The PMO further stated that the joint declaration approved by the Polish government includes a clear statement that the freedom of researchers to conduct research on all aspects of the Holocaust will be preserved.”
Noted historian: Israeli government accepted Polish position
Noted Israeli Holocaust historian Yehuda Bauer went much further, however. In an op-ed in Haaretz published last week he charged, “We accepted the false Polish narrative, and swallowed it.”
“If we now come to the Americans or the Europeans to complain against what is happening in this area [Holocaust denial] in Poland, we will be rightly told that the Israeli government has accepted the Polish position. I do not know what it was – ignorance, stupidity, or a clear anti-moral victory of fleeting interests that will remain with us forever. Or simply: betrayal,” Bauer said.
He also believes that the way the law stands now, historians and others who write the truth about what Poles did during the Holocaust will still be able to be sued in civil court even if they won’t be able to be fined (or jailed) by a criminal court.
The understanding reached last week between the Polish and Israeli governments led Warsaw to revise its Holocaust law. The Polish parliament agreed to drop the penalties (which could reach up to three years in jail) for those who blamed the Polish government for the Holocaust, or said that Poles as a nation had collaborated with Germany after Israel agreed to the joint declaration.
Here is a video of journalist Ronen Bergman confronting Polish Prime Minister Mateusz Morawiecki:
This week a Polish NGO took out large ads in “the world’s largest daily newspapers,” including Thursday’s Israeli papers, with the text of the declaration. Fiery reactions swept in immediately.

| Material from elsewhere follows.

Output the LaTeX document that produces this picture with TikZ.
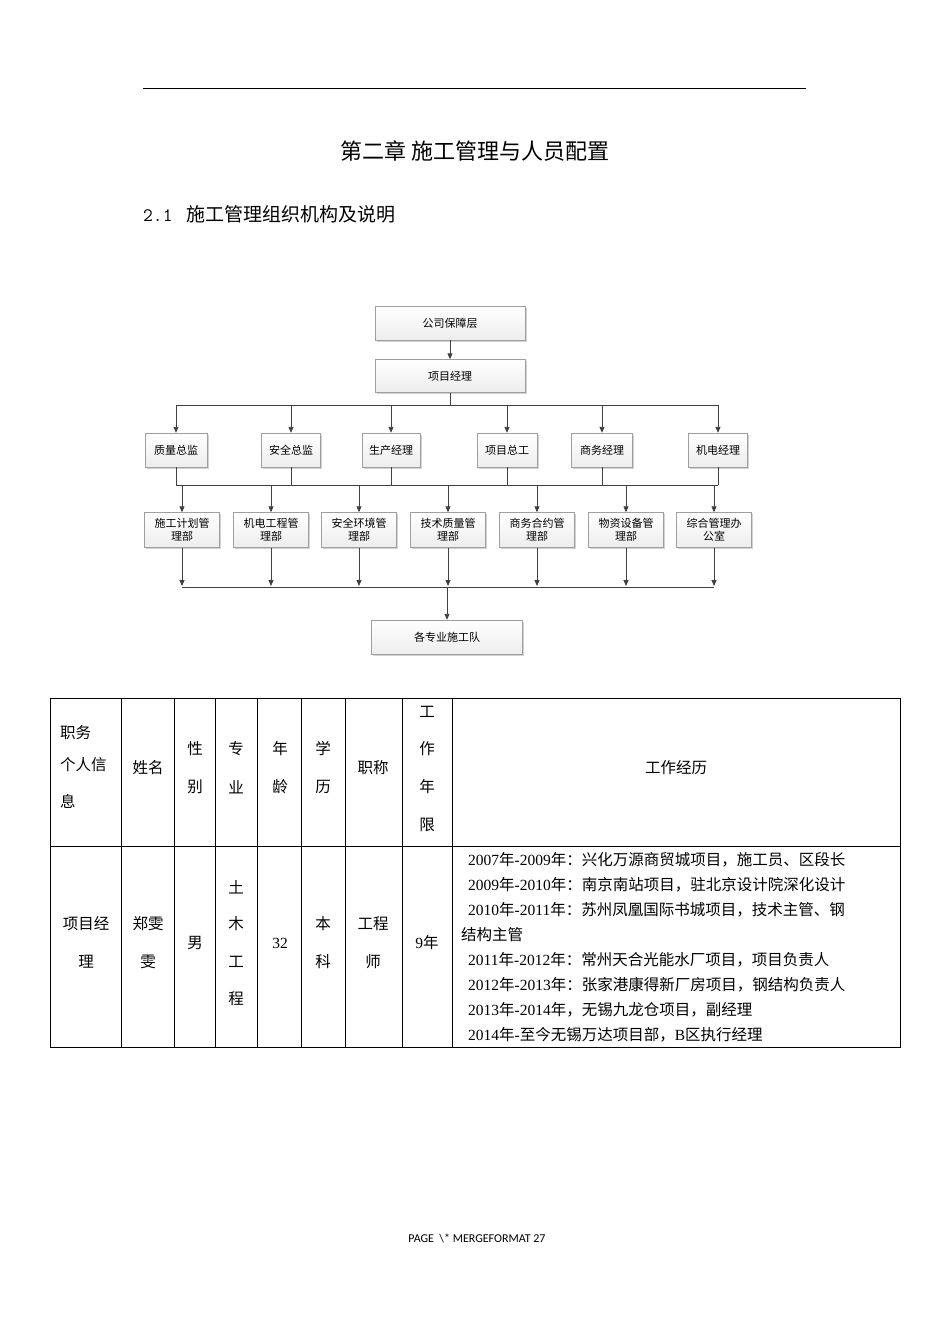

Critics, point to the number of sentences in the declaration that extol Polish behavior under Nazi control, thereby downplaying the part so many Poles played in either directly harming their Jewish neighbors or turning them over to the Germans.
Holocaust researchers in Poland were “stunned” that the Israeli government “fell in line with the Polish line that diminishes or downplays the part played by the Poles in the Holocaust,” reported Kan Israel News on Thursday.
And Yad Vashem was not consulted at all by those who negotiated the text with the Poles, according to Kan, which “shocked them” no less than the final wording of the declaration itself, which they say minimizes Poland’s role in the Holocaust.
When the declaration was signed, Prime Minister Benjamin Netanyahu had also stressed the importance of defending academic freedom regarding the events of World War II.
“We stood up for defending the truth and fulfilled our chief duty: To guarantee the historical truth of the Holocaust,” he said. “This is how we’ll continue to act.”
According to Netanyahu’s statement, “We support free and open historical expression and research on all aspects of the Holocaust so that it can be conducted without any fear of legal obstacles,” adding that those who talk or write about it “will not be subject to any legal charges for using the right to free speech and academic freedom with reference to the Holocaust.”